In Robocop’s case, this resonates through swift, bold, but highly effective strokes as Murphy returns to his family home, now for sale, and flips out as he is beset by memories of the life of love and warmth to which he can never return. His later use of baby food for target practice further underlines his emotional and physical emasculation. Contrastingly, Motoko betrays unnerving acceptance of her flesh and blood-deprived state.
And yet, being what it is, deriving from a genre based at least substantially on titillating teenage boys, Ghost in the Shell is all about the body, specifically the female body. The picture obliquely signals Motoko’s barrenness in the Puppet Master’s mutually beneficial offer (apparently, there’s an earlier reference to her menstrual cycle, which doesn’t survive in the subtitled version), but most of the time she is singularly identified through parading around in sheer, flesh-coloured body stockings (and thigh socks), or further, flashing her cybernetic breasts (but, no doubt a knock-on from Japanese censorship rules, she is effectively absent genitalia).
Also along these lines is the fetishisation of dismemberment, leaving isolated, immobilised, displayed female torsos; one might argue it’s simply there to emphasise the indifference of the replaceable body, but there’s a persistence to the male gaze that suggests otherwise. Unfortunately, such elements rather serve to highlight the anime’s shortcomings in terms of emotional range, an area the US remake, more overtly positioned towards exploring, also fails to capture.

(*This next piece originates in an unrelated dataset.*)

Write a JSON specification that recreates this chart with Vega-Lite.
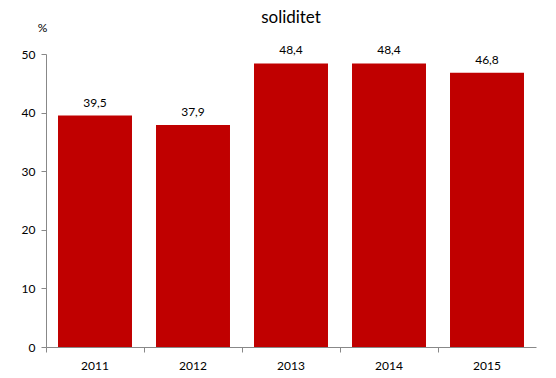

As far as influences go, the Wachowskis really are cap in hand to Oshii (“We wanna do that for real” they told producer Joel Silver, which might explain the lukewarm reception of someone making Ghost in the Shell itself, for real, eighteen years later – it had already been done). They appropriated such elements as The Matrix’s computer-generated green-on-black computer coding and the plug-ins into the backs of characters’ necks. They also took the next step of depicting a malevolent AI (to humans, at least), of course, and structured their tale around a more classically defined hero narrative.
And The Matrix isn’t, really, so much about what it means to be human, or even so much what it means to be diminished as a human, and much more concerned with the nature of reality. Little since Ghost in the Shell has really made strides in addressing the former theme, and less still has done so with acumen (A.I. Artificial Intelligence succeeds, to an extent). Perhaps we’ll need to wait for Blade Runner 2049 for the conversation to come full circle. Fingers crossed.